What I'm working on right now is teaching our Kafka source to handle the CockroachDB CDC timestamp watermarks (https://www.cockroachlabs.com/docs/stable/change-data-capture.html#what-is-change-data-capture), which is pretty perfectly suited to periodically advancing Timely computations. It's sort-of akin to (topic, partition, timestamp, offset), except we can entirely offload the computation of watermarks to Cockroach.

benesch commented 5 years ago

Here's a rough proposal. The basic idea is to provide strict consistency guarantees when joining streams from the same data source, while degrading to eventual consistency when joining streams across data sources. So if you join two streams of data from the same CockroachDB cluster, we should give you the correct answer, full stop. If you join streams from a MySQL server and a CockroachDB cluster, we should give you an answer that's approximately correct, where the deviation is the result of the inevitable clock skew between the MySQL server and the CockroachDB cluster.

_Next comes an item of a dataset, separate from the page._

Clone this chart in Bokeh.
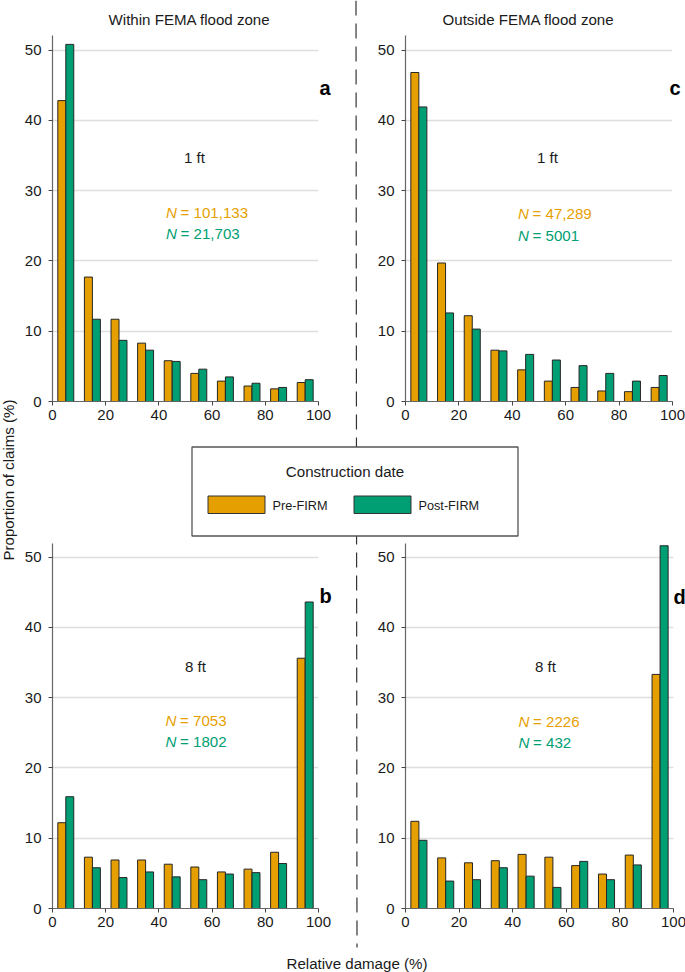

I can imagine that a certain class of user might want to more precisely manipulate timestamps, in order to join the MySQL stream at time TMySQL with the CockroachDB stream at time TCRDB, because the user somehow knows that TMySQL corresponds to the same instant in actual time as TCRDB. (@rjnn, this would be a great product question.) My understanding is that this requires multi-temporal queries, the implementation of which is awfully fuzzy in my brain. (More specifically, multi-temporal queries seem straightforward to express in a manually-written differential dataflow, but extremely difficult to express in a Materialize SQL query; plus, most of the infrastructure assumes that every dataflow uses the same timestamp type.)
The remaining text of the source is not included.